Is it significant? Well from an O2 customer perspective you now have a deeper catalogue to chose from but beyond that I’m not so sure of the significance.
First it delivers in dual delivery which is basically saying “we know that the file you’ve bought on your mobile is of such poor quality that we’ll send you a decent quality one to your PC.” Fine it’s arguably an adequate solution for today’s mobile network capabilities but it isn’t equipped for the long run. The distinctions between mobile and PC are blurring, driven by more consumers hooking up their mobiles to PCs, sideloading music and accessing the world wide web on device. Nokia and Apple have evolved their businesses to help drive this change, by making one standard store that you can access by mobile or PC and get the same file quality and type. This is the sort of future proofing that dual delivery doesn’t have.

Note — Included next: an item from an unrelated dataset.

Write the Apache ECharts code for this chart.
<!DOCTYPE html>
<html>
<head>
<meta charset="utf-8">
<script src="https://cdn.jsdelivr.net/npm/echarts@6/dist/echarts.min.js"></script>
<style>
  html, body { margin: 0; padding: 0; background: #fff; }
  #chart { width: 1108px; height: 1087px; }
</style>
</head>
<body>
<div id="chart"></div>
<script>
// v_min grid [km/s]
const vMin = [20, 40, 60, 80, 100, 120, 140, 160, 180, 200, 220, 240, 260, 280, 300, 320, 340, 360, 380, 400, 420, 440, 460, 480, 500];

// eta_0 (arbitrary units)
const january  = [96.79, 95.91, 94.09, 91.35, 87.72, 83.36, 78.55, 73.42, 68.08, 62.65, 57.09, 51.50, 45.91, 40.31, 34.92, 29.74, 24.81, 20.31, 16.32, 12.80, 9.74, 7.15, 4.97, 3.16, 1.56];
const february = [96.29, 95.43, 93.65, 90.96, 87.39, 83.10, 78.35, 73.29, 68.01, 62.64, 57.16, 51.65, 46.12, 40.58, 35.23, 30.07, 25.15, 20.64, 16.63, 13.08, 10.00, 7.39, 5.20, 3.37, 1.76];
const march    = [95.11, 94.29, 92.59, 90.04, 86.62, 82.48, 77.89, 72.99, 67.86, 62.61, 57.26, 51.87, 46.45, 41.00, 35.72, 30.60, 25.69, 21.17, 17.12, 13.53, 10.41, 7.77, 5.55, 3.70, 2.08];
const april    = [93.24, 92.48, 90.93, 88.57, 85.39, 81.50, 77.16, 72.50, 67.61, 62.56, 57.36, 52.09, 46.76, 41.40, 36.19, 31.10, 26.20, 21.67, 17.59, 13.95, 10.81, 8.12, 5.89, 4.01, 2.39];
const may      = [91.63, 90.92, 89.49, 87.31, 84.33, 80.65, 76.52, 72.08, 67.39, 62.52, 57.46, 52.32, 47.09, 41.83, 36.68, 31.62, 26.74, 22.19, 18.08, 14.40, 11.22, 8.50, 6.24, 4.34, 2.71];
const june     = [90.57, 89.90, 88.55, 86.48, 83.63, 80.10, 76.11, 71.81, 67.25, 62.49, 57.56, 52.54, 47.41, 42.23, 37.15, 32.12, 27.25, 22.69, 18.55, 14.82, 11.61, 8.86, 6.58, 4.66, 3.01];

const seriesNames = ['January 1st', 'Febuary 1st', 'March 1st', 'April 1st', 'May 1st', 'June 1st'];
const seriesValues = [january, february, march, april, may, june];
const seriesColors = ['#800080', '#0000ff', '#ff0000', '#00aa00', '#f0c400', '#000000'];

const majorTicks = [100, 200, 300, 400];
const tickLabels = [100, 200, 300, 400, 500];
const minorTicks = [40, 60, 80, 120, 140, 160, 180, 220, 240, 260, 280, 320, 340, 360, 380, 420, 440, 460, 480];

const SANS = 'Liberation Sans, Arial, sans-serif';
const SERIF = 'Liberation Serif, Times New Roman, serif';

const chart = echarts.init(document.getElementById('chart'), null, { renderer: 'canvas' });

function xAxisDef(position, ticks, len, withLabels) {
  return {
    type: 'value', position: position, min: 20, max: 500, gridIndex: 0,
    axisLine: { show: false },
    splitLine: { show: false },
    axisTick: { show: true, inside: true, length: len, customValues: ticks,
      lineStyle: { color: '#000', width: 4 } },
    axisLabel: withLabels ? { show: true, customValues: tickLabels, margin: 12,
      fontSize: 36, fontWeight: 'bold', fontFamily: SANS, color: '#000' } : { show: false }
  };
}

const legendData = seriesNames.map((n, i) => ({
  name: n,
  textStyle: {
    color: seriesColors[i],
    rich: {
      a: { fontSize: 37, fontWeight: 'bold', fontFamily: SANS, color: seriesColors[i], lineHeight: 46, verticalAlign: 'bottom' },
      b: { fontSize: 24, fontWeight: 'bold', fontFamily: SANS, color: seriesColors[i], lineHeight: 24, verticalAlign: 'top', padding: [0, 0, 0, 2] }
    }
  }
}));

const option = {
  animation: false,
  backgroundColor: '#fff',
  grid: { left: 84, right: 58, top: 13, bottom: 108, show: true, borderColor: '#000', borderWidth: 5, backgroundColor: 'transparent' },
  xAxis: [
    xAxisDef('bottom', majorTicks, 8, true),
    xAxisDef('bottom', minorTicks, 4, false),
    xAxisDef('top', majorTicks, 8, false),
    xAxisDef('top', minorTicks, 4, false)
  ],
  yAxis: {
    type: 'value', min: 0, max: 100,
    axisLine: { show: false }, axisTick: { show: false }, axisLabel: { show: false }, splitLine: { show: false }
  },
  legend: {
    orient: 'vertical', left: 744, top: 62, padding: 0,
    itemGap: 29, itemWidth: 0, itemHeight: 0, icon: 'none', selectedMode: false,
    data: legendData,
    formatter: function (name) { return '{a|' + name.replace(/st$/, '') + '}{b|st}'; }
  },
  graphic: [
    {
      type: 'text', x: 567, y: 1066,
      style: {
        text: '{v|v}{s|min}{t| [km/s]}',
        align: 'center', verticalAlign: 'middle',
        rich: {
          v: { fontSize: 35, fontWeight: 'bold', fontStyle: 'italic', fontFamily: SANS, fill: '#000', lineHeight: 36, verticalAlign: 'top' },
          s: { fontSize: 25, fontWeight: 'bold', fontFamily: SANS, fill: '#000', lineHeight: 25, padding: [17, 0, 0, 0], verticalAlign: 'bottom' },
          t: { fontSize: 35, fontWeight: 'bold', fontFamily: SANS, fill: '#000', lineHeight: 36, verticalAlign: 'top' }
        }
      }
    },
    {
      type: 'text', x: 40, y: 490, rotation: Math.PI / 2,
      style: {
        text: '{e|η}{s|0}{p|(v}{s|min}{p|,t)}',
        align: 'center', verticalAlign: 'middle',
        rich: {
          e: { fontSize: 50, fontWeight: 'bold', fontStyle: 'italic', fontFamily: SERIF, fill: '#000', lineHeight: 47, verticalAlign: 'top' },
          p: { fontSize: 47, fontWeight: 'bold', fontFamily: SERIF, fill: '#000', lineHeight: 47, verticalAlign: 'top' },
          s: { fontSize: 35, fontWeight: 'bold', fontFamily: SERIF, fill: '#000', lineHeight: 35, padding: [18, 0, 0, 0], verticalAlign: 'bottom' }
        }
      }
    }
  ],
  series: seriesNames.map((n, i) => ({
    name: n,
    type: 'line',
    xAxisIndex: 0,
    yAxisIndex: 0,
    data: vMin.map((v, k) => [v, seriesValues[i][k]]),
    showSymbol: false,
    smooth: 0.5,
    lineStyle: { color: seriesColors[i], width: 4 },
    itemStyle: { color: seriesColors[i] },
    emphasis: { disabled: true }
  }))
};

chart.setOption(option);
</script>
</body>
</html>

But the bigger issue for me is that this is just another download store. Admittedly it has good catalogue and discovery but as a download store it is entering an overly crowded marketplace and lacks differentiation. The irony is that as much as subscription services have failed on the PC in Europe, they have some potential on mobile, at the right price point. But that opportunity hasn’t been tapped here. As a download store, O2 isn’t just competing with Vodafone and Orange, they’re head to head against Apple and few come out of that face off smelling of roses.